December 2007 | Other Unnumbered
Commerce Spectrum Management Advisory Committee
Abstract: On June 7, 2006, the Department of Commerce's National Telecommunications and Information Administration ("NTIA") solicited public comment on "the establishment of a spectrum sharing Test-Bed to explore innovative ways to make more intensive use of the nation's airwaves and promote continued economic growth and national security."
The Test-Bed program was proposed as a vehicle for achieving the objectives embodied in the President's Spectrum Policy Initiative ("SPI"), including the more efficient use of spectrum, the rapid deployment of new and innovative technologies, and addressing the spectrum needs associated with critical government functions, such as national security, homeland security, and public safety. Consistent therewith, the Test-Bed should be used to evaluate technologies that foster these objectives.
Based on its review of the record and additional materials provided to the Committee, four specific technologies and services have been identified for the Test-Bed to date: dynamic spectrum access; multi-antenna signal processing ("MAS"); airborne video; and mobile satellite service with an ancillary terrestrial component ("MSS/ATC"). As set forth in the report, each of these technologies/services was evaluated under the eight selection criteria and only two —dynamic spectrum access and multi-antenna signal processing — satisfied each of the criteria.
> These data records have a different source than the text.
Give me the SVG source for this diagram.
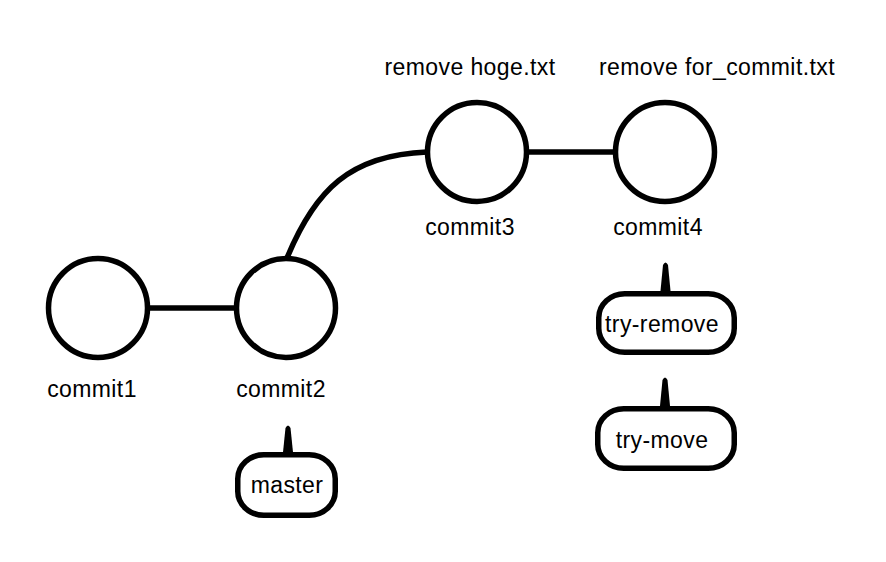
<svg xmlns="http://www.w3.org/2000/svg" width="886" height="562" viewBox="0 0 886 562">
<style>
.c{fill:#fff;stroke:#000;stroke-width:5.5}
.e{fill:none;stroke:#000;stroke-width:5.5}
.b{fill:#fff;stroke:#000;stroke-width:5.5}
.tail{fill:#000;stroke:none}
text{font-family:"Liberation Sans",Arial,sans-serif;font-size:23px;letter-spacing:0.4px;fill:#000;text-anchor:middle}
</style>
<rect width="886" height="562" fill="#fff"/>
<g id="connectors">
<line class="e" x1="148" y1="308" x2="237" y2="308"/>
<line class="e" x1="526" y1="152" x2="616" y2="152"/>
<path class="e" d="M287,258 C315,190 350,155 427,152"/>
</g>
<g id="commit1"><circle class="c" cx="98" cy="308" r="49.5"/><text x="92" y="397">commit1</text></g>
<g id="commit2"><circle class="c" cx="286" cy="308" r="49.5"/><text x="281" y="397">commit2</text></g>
<g id="commit3"><circle class="c" cx="477" cy="152" r="49.5"/><text x="470" y="235">commit3</text><text x="470" y="75">remove hoge.txt</text></g>
<g id="commit4"><circle class="c" cx="665" cy="152" r="49.5"/><text x="658" y="235">commit4</text><text x="717" y="75">remove for_commit.txt</text></g>
<g id="master">
<rect class="b" x="237.75" y="454.75" width="97.5" height="60.5" rx="26" ry="24"/>
<path class="tail" d="M282.5,457 L285.5,428 Q288,423 290.5,428 L293.5,457 Z"/>
<text x="287" y="493">master</text>
</g>
<g id="try-remove">
<rect class="b" x="598.75" y="293.75" width="135.5" height="58.5" rx="26" ry="24"/>
<path class="tail" d="M660,296 L663,265 Q665.5,260 668,265 L671,296 Z"/>
<text x="662" y="332">try-remove</text>
</g>
<g id="try-move">
<rect class="b" x="597.75" y="408.75" width="136.5" height="59.5" rx="26" ry="24"/>
<path class="tail" d="M659.5,411 L662.5,380 Q665,375 667.5,380 L670.5,411 Z"/>
<text x="662" y="448">try-move</text>
</g>
</svg>
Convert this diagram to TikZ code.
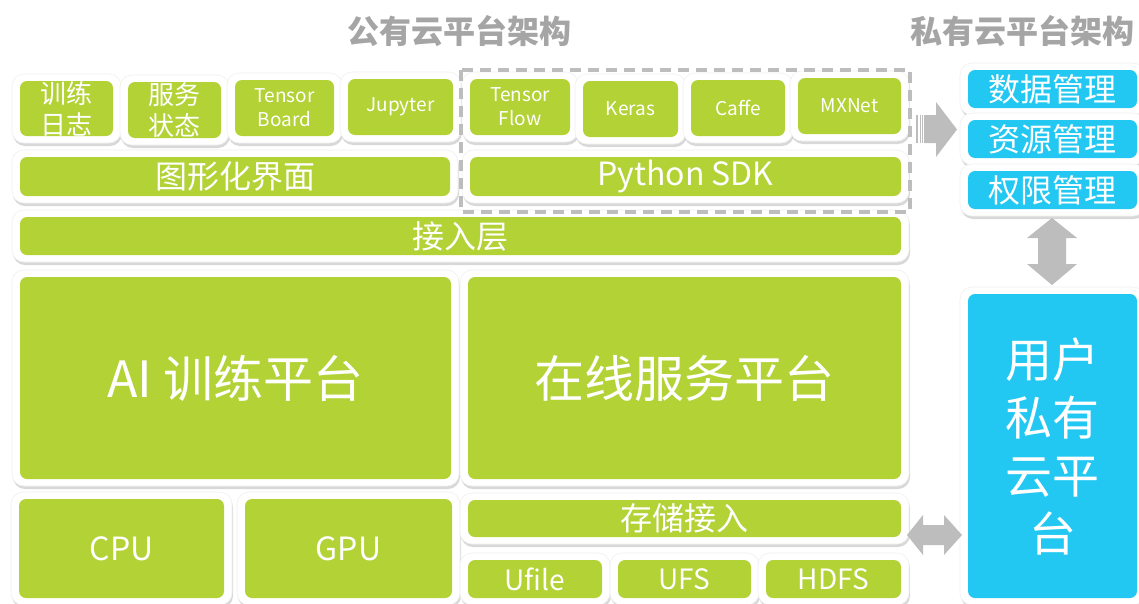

This report is the seventh in a series of reports the Department of Commerce’s CSMAC submitted in 2007 and 2008, making recommendations on spectrum management to the Assistant Secretary for Communications and Information. The reports previous to this one are: (1) Transition of Federal Land Mobile Radio Systems to Increase Spectrum Efficiency; (2) Report on Operational Efficiency; (3) Definitions of Efficiency in Spectrum Use; (4) Streamlining Federal/non-Federal Spectrum Sharing; (5) Recommendations for Improving the Process for Identifying Spectrum for Future Reallocation or Sharing; and (6) Opportunities for Government Adoption of Commercial Technologies.
The CSMAC is composed of experts from the telecommunications industry, the public safety community, and academia. The committee provides advice to the Assistant Secretary for Communications and Information, and provides an opportunity for NTIA to benefit from the insights, experiences, and technical knowledge of the non-Federal sector.
Keywords: spectrum management
Disclaimer: Certain commercial equipment, components, and software may be identified in this report to specify adequately the technical aspects of the reported results. In no case does such identification imply recommendation or endorsement by the National Telecommunications and Information Administration, nor does it imply that the equipment or software identified is necessarily the best available for the particular application or uses.